Stephin Merritt – Obscurities review

The first Stephin Merritt-sponsored musical experience was the previously unreleased “Forever And A Day,” from Merritt’s latest compilation album, Obscurities. Tracks from The 6ths, Buffalo Rome and The Gothic Archies (all Merritt side projects) are showcased on Obscurities.

“Forever And A Day” was gorgeous to me. Somewhat nostalgic because it took me back to The Lady and The Tramp time period (the time period the actual movie is set in, not its release). It was the voice and tempo of the song that made my mind trace such a path; a snowy lullaby with a ukulele to bring it together, staying true to the song’s softness but waking it up and giving it modernity from a source that’s hard to place.

It’s almost unfair that “Rats in the Garbage of the Western World,” is the following track. The synth beat and the echo of the vocals are superb (the delivery reminds me a little of The Verve), but you almost need to be eased into dealing with the commentary. That is not to say that “Rats” isn’t worthy, but with its flanking “Forever And A Day,” it’s a bit jarring.

“You seemed to be in love with me…Which isn’t very realistic,” sums up half of the trouble of most of today’s relationships on “I Don’t Believe You.” Buffalo Rome’s Shirley Simms’ vocals have a subduing effect in “Plant White Roses.” Her voice has a subtly that complements the track’s crisp folk guitar melody tremendously. Simms sounds amazing, more so during the chorus.

“When I poured my heart out, blood flowed. I planted you, watered you with tears and watched you grow away from me so much for my green thumb I’ve overstayed my welcome,” Simms discovers.

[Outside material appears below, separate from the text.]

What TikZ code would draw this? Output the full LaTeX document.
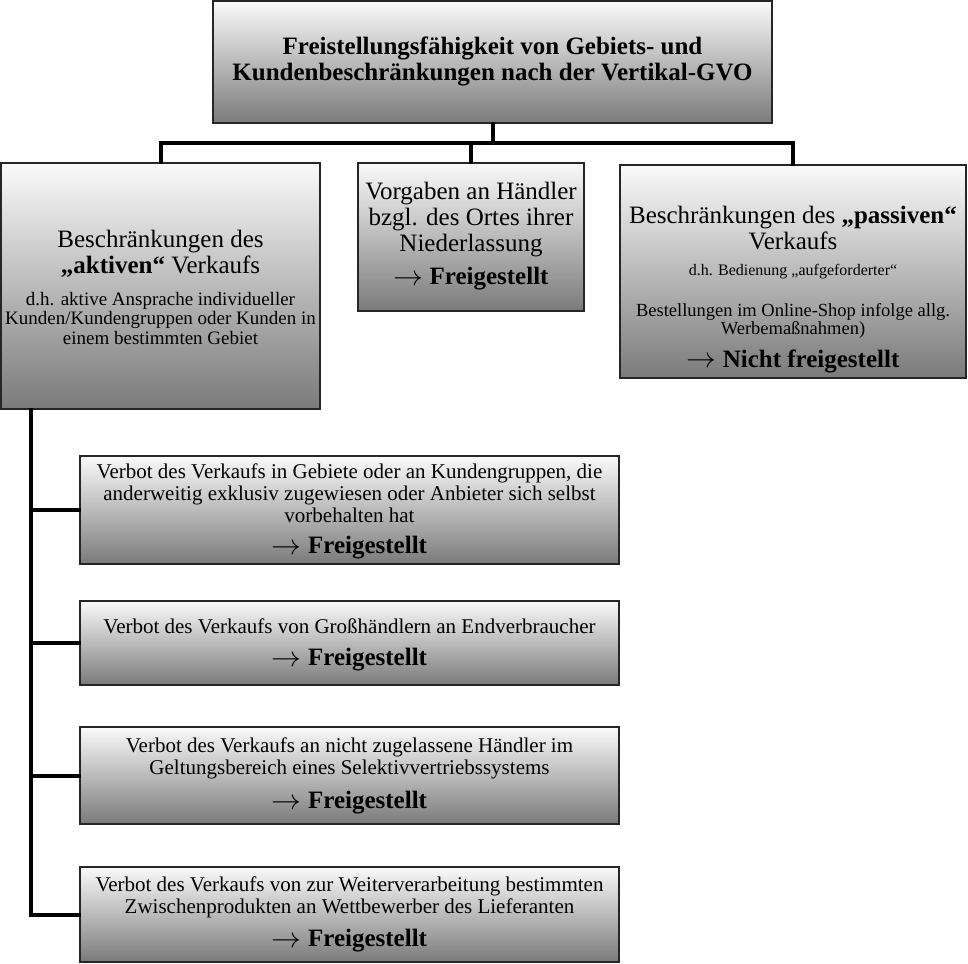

Merge Records will again have the Magnetic Fields (MagField’s early name was Buffalo Rome) on its label. The release date for the group’s full length LP is set for 2012. In the meantime, the release of Obscurities is classic for Merritt and Magnetic Fields fans. It’s a fantastic display of the Stephin Merritt collection. It provides rounded, more thoughtful insight into the Merritt as an artist with many facets.